→ WRITTEN TASK
The line containing "const EDGE = '#1d4f91';" marks the end: extract everything from the first line of the data through that line, exactly, with no pictures.

→ STORED RECORDS
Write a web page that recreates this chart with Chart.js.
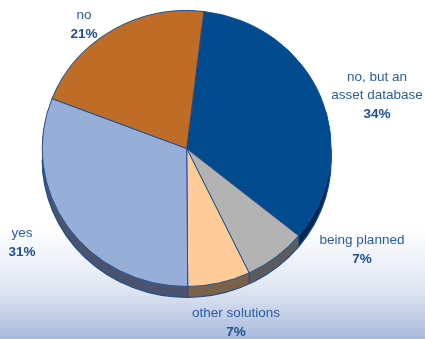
<!DOCTYPE html>
<html>
<head>
<meta charset="utf-8">
<script src="https://cdn.jsdelivr.net/npm/chart.js@4/dist/chart.umd.min.js"></script>
<style>
  html, body { margin: 0; padding: 0; }
  body {
    width: 425px; height: 339px; overflow: hidden;
    background: linear-gradient(to bottom, #ffffff 0%, #ffffff 67%, #e1e6f3 85%, #a9b9dd 100%);
  }
  #wrap { position: relative; width: 425px; height: 339px; }
</style>
</head>
<body>
<div id="wrap"><canvas id="pie" width="425" height="339"></canvas></div>
<script>
// Survey answers, clockwise from the top
const categories = ['no, but an asset database', 'being planned', 'other solutions', 'yes', 'no'];
const shares = [34, 7, 7, 31, 21];
const labelLines = [['no, but an', 'asset database'], ['being planned'], ['other solutions'], ['yes'], ['no']];
const topColors = ['#034b8f', '#b3b3b3', '#ffcc99', '#97afd8', '#bf6d26'];
const sideColors = ['#06284f', '#5c5c5c', '#7c624a', '#4a5470', '#6e4018'];
// label anchor (centre x, first-line y) for each slice
const labelPos = [[377, 77], [362, 240], [236, 313], [22, 233], [84, 15]];

const SQUASH = 0.955;   // vertical flattening of the disc
const DEPTH = 11;       // thickness of the disc edge in pixels
const EDGE = '#1d4f91';

const tiltPlugin = {
  id: 'tilt',
  beforeDatasetsDraw(chart) {
    const ctx = chart.ctx;
    const arcs = chart.getDatasetMeta(0).data;
    const cx = arcs[0].x, cy = arcs[0].y, r = arcs[0].outerRadius;
    ctx.save();
    ctx.translate(cx, cy); ctx.scale(1, SQUASH); ctx.translate(-cx, -cy);
    const d = DEPTH / SQUASH;
    // edge of the disc: stacked sectors shifted downward
    for (let k = d; k >= 0.5; k -= 0.5) {
      arcs.forEach((a, i) => {
        ctx.beginPath();
        ctx.moveTo(cx, cy + k);
        ctx.arc(cx, cy + k, r, a.startAngle, a.endAngle);
        ctx.closePath();
        ctx.fillStyle = sideColors[i];
        ctx.fill();
      });
    }
    // outline of the lower rim
    ctx.beginPath();
    ctx.arc(cx, cy + d, r, 0, Math.PI);
    ctx.strokeStyle = EDGE;
    ctx.lineWidth = 1.2;
    ctx.stroke();
    // seams between slices on the visible front
    arcs.forEach(a => {
      const ang = a.startAngle;
      const s = Math.sin(ang);
      if (s > 0) {
        const x = cx + r * Math.cos(ang), y = cy + r * s;
        ctx.beginPath();
        ctx.moveTo(x, y); ctx.lineTo(x, y + d);
        ctx.lineWidth = 1.2;
        ctx.stroke();
      }
    });
    ctx.restore();
    // flatten the top face as well
    ctx.save();
    ctx.translate(cx, cy); ctx.scale(1, SQUASH); ctx.translate(-cx, -cy);
  },
  afterDatasetsDraw(chart) {
    chart.ctx.restore();
    // slice labels
    const ctx = chart.ctx;
    ctx.save();
    ctx.textAlign = 'center';
    ctx.textBaseline = 'middle';
    categories.forEach((c, i) => {
      const [x, y] = labelPos[i];
      let yy = y;
      ctx.fillStyle = '#2b5c9e';
      ctx.font = '13.5px "Liberation Sans", Arial, sans-serif';
      labelLines[i].forEach(line => { ctx.fillText(line, x, yy); yy += 18.5; });
      ctx.fillStyle = '#1f4f8f';
      ctx.font = 'bold 13.5px "Liberation Sans", Arial, sans-serif';
      ctx.fillText(shares[i] + '%', x, yy + 0.5);
    });
    ctx.restore();
  }
};

new Chart(document.getElementById('pie'), {
  type: 'pie',
  data: {
    labels: categories,
    datasets: [{
      data: shares,
      backgroundColor: topColors,
      borderColor: EDGE,
      borderWidth: 1,
      borderAlign: 'center'
    }]
  },
  options: {
    responsive: false,
    animation: false,
    rotation: 6.8,
    layout: { padding: { left: 41.7, right: 93.3, top: 3.5, bottom: 45.5 } },
    plugins: { legend: { display: false }, tooltip: { enabled: false } }
  },
  plugins: [tiltPlugin]
});
</script>
</body>
</html>
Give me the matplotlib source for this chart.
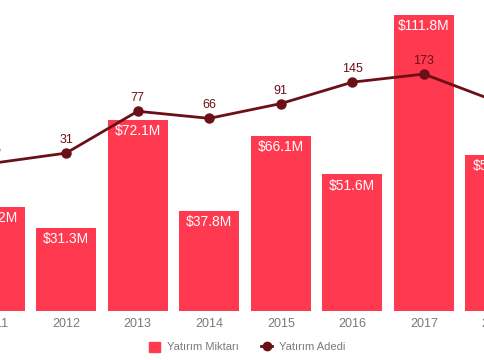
import matplotlib
matplotlib.use("Agg")
import matplotlib.pyplot as plt
from matplotlib.lines import Line2D
from matplotlib.patches import Patch

years = ["2011", "2012", "2013", "2014", "2015", "2016", "2017", "2018"]
amount_musd = [39.2, 31.3, 72.1, 37.8, 66.1, 51.6, 111.8, 58.9]   # Yatırım Miktarı
deal_count = [25, 31, 77, 66, 91, 145, 173, 96]                  # Yatırım Adedi

BAR = "#FF3A50"
LINE = "#6A1016"
GREY = "#7A7A7A"

plt.rcParams["font.family"] = ["Liberation Sans", "DejaVu Sans"]

fig = plt.figure(figsize=(4.85, 3.6), dpi=100)
ax = fig.add_axes([0, 49 / 360, 1, 311 / 360])
x = list(range(len(years)))

ax.bar(x, amount_musd, width=0.84, color=BAR, zorder=1)
for xi, v in zip(x, amount_musd):
    ax.annotate(f"${v}M", (xi, v), xytext=(0, -3), textcoords="offset points",
                ha="center", va="top", color="white", fontsize=10,
                annotation_clip=False)

# year labels drawn by hand so the half-visible edge years still show
for xi, yr in zip(x, years):
    ax.annotate(yr, (xi, 0), xycoords=("data", "axes fraction"),
                xytext=(0, -5), textcoords="offset points", ha="center",
                va="top", color=GREY, fontsize=9, annotation_clip=False)

ax.set_ylim(0, 117.5)
ax.set_yticks([])
ax.set_xticks([])
for s in ax.spines.values():
    s.set_visible(False)

# deal count on a log axis (that is how the points sit)
ax2 = ax.twinx()
ax2.set_yscale("log")
ax2.plot(x, deal_count, color=LINE, lw=2, marker="o", ms=6.5, zorder=3)
for xi, v in zip(x, deal_count):
    ax2.annotate(str(v), (xi, v), xytext=(0, 5), textcoords="offset points",
                 ha="center", va="bottom", color=LINE, fontsize=9,
                 annotation_clip=False)
ax2.set_ylim(1, 866)
ax2.set_yticks([])
ax2.set_yticks([], minor=True)
for s in ax2.spines.values():
    s.set_visible(False)

# the reference is a crop: first and last year run off the edges
ax.set_xlim(0.077, 6.853)

handles = [Patch(color=BAR),
           Line2D([], [], color=LINE, marker="o", ms=6, lw=2)]
fig.legend(handles, ["Yatırım Miktarı", "Yatırım Adedi"], loc="center",
           bbox_to_anchor=(0.51, 0.036), ncol=2, frameon=False, fontsize=8,
           labelcolor=GREY, handlelength=1.0, handleheight=1.0,
           columnspacing=2.0, handletextpad=0.6)

fig.savefig("out.png", dpi=100)
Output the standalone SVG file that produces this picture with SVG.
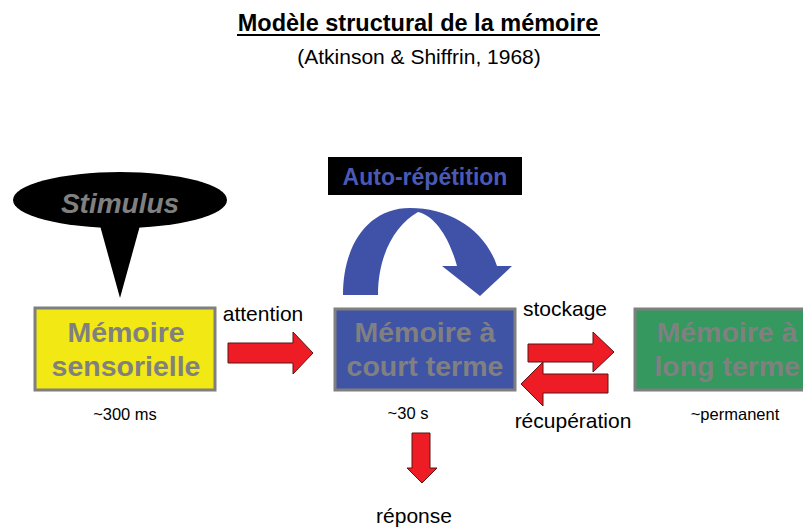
<svg xmlns="http://www.w3.org/2000/svg" width="803" height="527" viewBox="0 0 803 527">
<style>
text{font-family:"Liberation Sans",Arial,sans-serif}
.t{fill:#000;font-size:21px}
.s{fill:#000;font-size:16.5px}
.box{stroke:#7f7f7f;stroke-width:3}
.bt{fill:#808080;font-size:28.5px;font-weight:bold;text-anchor:middle}
.red{fill:#ee1c25;stroke:#5a1414;stroke-width:1}
</style>
<rect width="803" height="527" fill="#fff"/>
<g id="title">
<text x="418" y="31" font-size="23.5" font-weight="bold" text-anchor="middle">Modèle structural de la mémoire</text>
<rect x="237" y="34" width="363" height="2" fill="#000"/>
<text x="419" y="64" font-size="21" text-anchor="middle">(Atkinson &amp; Shiffrin, 1968)</text>
</g>
<g id="stimulus">
<ellipse cx="120" cy="200" rx="107" ry="28" fill="#000"/>
<polygon points="99,222 141,222 120,298" fill="#000"/>
<text x="120" y="213" font-size="28" font-weight="bold" font-style="italic" fill="#808080" text-anchor="middle">Stimulus</text>
</g>
<g id="auto-repetition">
<rect x="328" y="157" width="194" height="38" fill="#000"/>
<text x="425" y="185" font-size="23" font-weight="bold" fill="#4a5ab4" text-anchor="middle">Auto-répétition</text>
<path d="M343,295 C343,245 368,208 410,208 C450,208 485,230 497,266 L512,266 L480,296 L442,266 L457,266 C450,240 436,216 418,212 C395,225 378,255 378,295 Z" fill="#3f52a8"/>
</g>
<g id="sensorielle">
<rect class="box" x="35" y="308" width="180" height="82" fill="#f1e814"/>
<text class="bt" x="126" y="342">Mémoire</text>
<text class="bt" x="126" y="376">sensorielle</text>
<text class="s" x="125" y="420" text-anchor="middle">~300 ms</text>
</g>
<g id="court-terme">
<rect class="box" x="335" y="309" width="180" height="81" fill="#4054a6"/>
<text class="bt" x="425" y="342">Mémoire à</text>
<text class="bt" x="425" y="376">court terme</text>
<text class="s" x="408" y="419" text-anchor="middle">~30 s</text>
</g>
<g id="long-terme">
<rect class="box" x="635" y="309" width="185" height="81" fill="#34985f"/>
<text class="bt" x="727" y="342">Mémoire à</text>
<text class="bt" x="727" y="376">long terme</text>
<text class="s" x="735" y="420" text-anchor="middle">~permanent</text>
</g>
<g id="connectors">
<polygon class="red" points="228,343 293,343 293,332 313,353 293,374 293,363 228,363"/>
<text class="t" x="263" y="321" text-anchor="middle">attention</text>
<polygon class="red" points="528,344 593,344 593,332 614,352 593,372 593,362 528,362"/>
<polygon class="red" points="608,374 543,374 543,362 521,384 543,406 543,393 608,393"/>
<text class="t" x="565" y="316" text-anchor="middle">stockage</text>
<text class="t" x="573" y="428" text-anchor="middle">récupération</text>
<polygon class="red" points="412,433 430,433 430,468 437,468 422,483 407,468 412,468"/>
<text class="t" x="414" y="523" text-anchor="middle">réponse</text>
</g>
</svg>
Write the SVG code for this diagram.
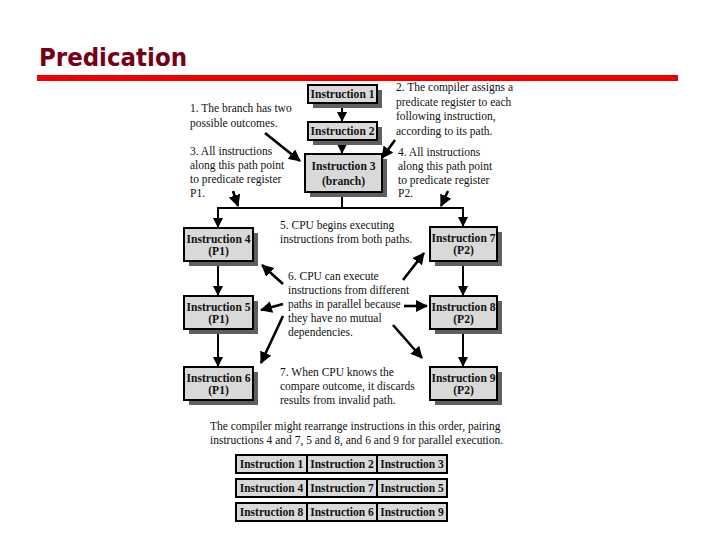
<svg xmlns="http://www.w3.org/2000/svg" width="720" height="540" viewBox="0 0 720 540">
<defs>
<style>
.box{fill:#d9d9d9;stroke:#000;stroke-width:2}
.shadow{fill:#5f5f5f}
.bl{font-family:"Liberation Serif","Times New Roman",serif;font-weight:bold;font-size:11.6px;fill:#111;text-anchor:middle}
.tl{font-family:"Liberation Serif","Times New Roman",serif;font-weight:bold;font-size:11.5px;fill:#111;text-anchor:middle}
.note{font-family:"Liberation Serif","Times New Roman",serif;font-size:11.5px;fill:#111}
.conn{stroke:#000;stroke-width:2;fill:none}
.ann{stroke:#000;stroke-width:2.6;fill:none}
</style>
<marker id="ah" markerUnits="userSpaceOnUse" markerWidth="10" markerHeight="10" refX="10" refY="5" orient="auto">
<path d="M0,0 L10,5 L0,10 z" fill="#000"/>
</marker>
<marker id="big" markerUnits="userSpaceOnUse" markerWidth="12" markerHeight="12" refX="11" refY="6" orient="auto">
<path d="M0,0 L12,6 L0,12 z" fill="#000"/>
</marker>
</defs>
<rect width="720" height="540" fill="#fff"/>
<g id="title">
<text x="39" y="66" font-family="'DejaVu Sans',sans-serif" font-weight="bold" font-size="25" fill="#760016" textLength="148" lengthAdjust="spacingAndGlyphs">Predication</text>
<rect x="37" y="75" width="641" height="6" fill="#ee0000"/>
</g>
<g id="connectors">
<line class="conn" x1="342" y1="104" x2="342" y2="122" marker-end="url(#ah)"/>
<line class="conn" x1="342" y1="141" x2="342" y2="154" marker-end="url(#ah)"/>
<polyline class="conn" points="342,193 342,208"/>
<polyline class="conn" points="218,227 218,208 463,208 463,227" marker-end="url(#ah)"/>
<line class="conn" x1="218" y1="208" x2="218" y2="228" marker-end="url(#ah)"/>
<line class="conn" x1="218" y1="261" x2="218" y2="296" marker-end="url(#ah)"/>
<line class="conn" x1="218" y1="329" x2="218" y2="367" marker-end="url(#ah)"/>
<line class="conn" x1="463" y1="262" x2="463" y2="296" marker-end="url(#ah)"/>
<line class="conn" x1="463" y1="329" x2="463" y2="367" marker-end="url(#ah)"/>
<line class="ann" x1="265" y1="133" x2="300" y2="161" marker-end="url(#big)"/>
<line class="ann" x1="395" y1="140" x2="382" y2="158" marker-end="url(#big)"/>
<line class="ann" x1="233" y1="191" x2="238" y2="206" marker-end="url(#big)"/>
<line class="ann" x1="448" y1="191" x2="441" y2="206" marker-end="url(#big)"/>
<line class="ann" x1="283" y1="284" x2="262" y2="265" marker-end="url(#big)"/>
<line class="ann" x1="283" y1="304" x2="261" y2="310" marker-end="url(#big)"/>
<line class="ann" x1="283" y1="316" x2="261" y2="363" marker-end="url(#big)"/>
<line class="ann" x1="403" y1="280" x2="424" y2="253" marker-end="url(#big)"/>
<line class="ann" x1="404" y1="306" x2="427" y2="306" marker-end="url(#big)"/>
<line class="ann" x1="393" y1="325" x2="422" y2="358" marker-end="url(#big)"/>
</g>
<g id="n1"><rect class="shadow" x="313" y="90" width="69" height="18"/><rect class="box" x="308" y="85" width="69" height="18"/><text class="bl" x="342.5" y="98">Instruction 1</text></g>
<g id="n2"><rect class="shadow" x="313" y="127" width="69" height="18"/><rect class="box" x="308" y="122" width="69" height="18"/><text class="bl" x="342.5" y="135">Instruction 2</text></g>
<g id="n3"><rect class="shadow" x="310" y="159" width="77" height="38"/><rect class="box" x="305" y="154" width="77" height="38"/><text class="bl" x="343.5" y="170">Instruction 3</text><text class="bl" x="343.5" y="185">(branch)</text></g>
<g id="n4"><rect class="shadow" x="189" y="233" width="69" height="33"/><rect class="box" x="184" y="228" width="69" height="33"/><text class="bl" x="218.5" y="243">Instruction 4</text><text class="bl" x="218.5" y="255">(P1)</text></g>
<g id="n5"><rect class="shadow" x="189" y="301" width="69" height="33"/><rect class="box" x="184" y="296" width="69" height="33"/><text class="bl" x="218.5" y="311">Instruction 5</text><text class="bl" x="218.5" y="323">(P1)</text></g>
<g id="n6"><rect class="shadow" x="189" y="372" width="69" height="33"/><rect class="box" x="184" y="367" width="69" height="33"/><text class="bl" x="218.5" y="382">Instruction 6</text><text class="bl" x="218.5" y="394">(P1)</text></g>
<g id="n7"><rect class="shadow" x="435" y="232" width="67" height="34"/><rect class="box" x="430" y="227" width="67" height="34"/><text class="bl" x="463.5" y="242">Instruction 7</text><text class="bl" x="463.5" y="254">(P2)</text></g>
<g id="n8"><rect class="shadow" x="435" y="301" width="67" height="33"/><rect class="box" x="430" y="296" width="67" height="33"/><text class="bl" x="463.5" y="311">Instruction 8</text><text class="bl" x="463.5" y="323">(P2)</text></g>
<g id="n9"><rect class="shadow" x="435" y="372" width="67" height="33"/><rect class="box" x="430" y="367" width="67" height="33"/><text class="bl" x="463.5" y="382">Instruction 9</text><text class="bl" x="463.5" y="394">(P2)</text></g>
<g id="notes" class="note">
<text x="190" y="112">1. The branch has two</text>
<text x="190" y="127">possible outcomes.</text>
<text x="396" y="91">2. The compiler assigns a</text>
<text x="396" y="106">predicate register to each</text>
<text x="396" y="120">following instruction,</text>
<text x="396" y="135">according to its path.</text>
<text x="190" y="155">3. All instructions</text>
<text x="190" y="169">along this path point</text>
<text x="190" y="183">to predicate register</text>
<text x="190" y="197">P1.</text>
<text x="398" y="156">4. All instructions</text>
<text x="398" y="170">along this path point</text>
<text x="398" y="184">to predicate register</text>
<text x="398" y="197">P2.</text>
<text x="280" y="229">5. CPU begins executing</text>
<text x="280" y="243">instructions from both paths.</text>
<text x="288" y="280">6. CPU can execute</text>
<text x="288" y="294">instructions from different</text>
<text x="288" y="308">paths in parallel because</text>
<text x="288" y="322">they have no mutual</text>
<text x="288" y="336">dependencies.</text>
<text x="280" y="376">7. When CPU knows the</text>
<text x="280" y="390">compare outcome, it discards</text>
<text x="280" y="404">results from invalid path.</text>
<text x="210" y="430">The compiler might rearrange instructions in this order, pairing</text>
<text x="210" y="444">instructions 4 and 7, 5 and 8, and 6 and 9 for parallel execution.</text>
</g>
<g id="table">
<g id="row1">
<rect class="box" x="236" y="455" width="71" height="18" stroke-width="2.5"/><rect class="box" x="307" y="455" width="70" height="18" stroke-width="2.5"/><rect class="box" x="377" y="455" width="70" height="18" stroke-width="2.5"/>
<text class="tl" x="271.5" y="468">Instruction 1</text><text class="tl" x="342" y="468">Instruction 2</text><text class="tl" x="412" y="468">Instruction 3</text>
</g>
<g id="row2">
<rect class="box" x="236" y="479" width="71" height="18" stroke-width="2.5"/><rect class="box" x="307" y="479" width="70" height="18" stroke-width="2.5"/><rect class="box" x="377" y="479" width="70" height="18" stroke-width="2.5"/>
<text class="tl" x="271.5" y="492">Instruction 4</text><text class="tl" x="342" y="492">Instruction 7</text><text class="tl" x="412" y="492">Instruction 5</text>
</g>
<g id="row3">
<rect class="box" x="236" y="503" width="71" height="18" stroke-width="2.5"/><rect class="box" x="307" y="503" width="70" height="18" stroke-width="2.5"/><rect class="box" x="377" y="503" width="70" height="18" stroke-width="2.5"/>
<text class="tl" x="271.5" y="516">Instruction 8</text><text class="tl" x="342" y="516">Instruction 6</text><text class="tl" x="412" y="516">Instruction 9</text>
</g>
</g>
</svg>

→ TASK RESPONSE
Write a web page that recreates this chart with Chart.js.
<!DOCTYPE html>
<html>
<head>
<meta charset="utf-8">
<script src="https://cdn.jsdelivr.net/npm/chart.js@4/dist/chart.umd.min.js"></script>
<style>
  html, body { margin: 0; padding: 0; }
  body {
    width: 425px; height: 339px; overflow: hidden;
    background: linear-gradient(to bottom, #ffffff 0%, #ffffff 67%, #e1e6f3 85%, #a9b9dd 100%);
  }
  #wrap { position: relative; width: 425px; height: 339px; }
</style>
</head>
<body>
<div id="wrap"><canvas id="pie" width="425" height="339"></canvas></div>
<script>
// Survey answers, clockwise from the top
const categories = ['no, but an asset database', 'being planned', 'other solutions', 'yes', 'no'];
const shares = [34, 7, 7, 31, 21];
const labelLines = [['no, but an', 'asset database'], ['being planned'], ['other solutions'], ['yes'], ['no']];
const topColors = ['#034b8f', '#b3b3b3', '#ffcc99', '#97afd8', '#bf6d26'];
const sideColors = ['#06284f', '#5c5c5c', '#7c624a', '#4a5470', '#6e4018'];
// label anchor (centre x, first-line y) for each slice
const labelPos = [[377, 77], [362, 240], [236, 313], [22, 233], [84, 15]];

const SQUASH = 0.955;   // vertical flattening of the disc
const DEPTH = 11;       // thickness of the disc edge in pixels
const EDGE = '#1d4f91';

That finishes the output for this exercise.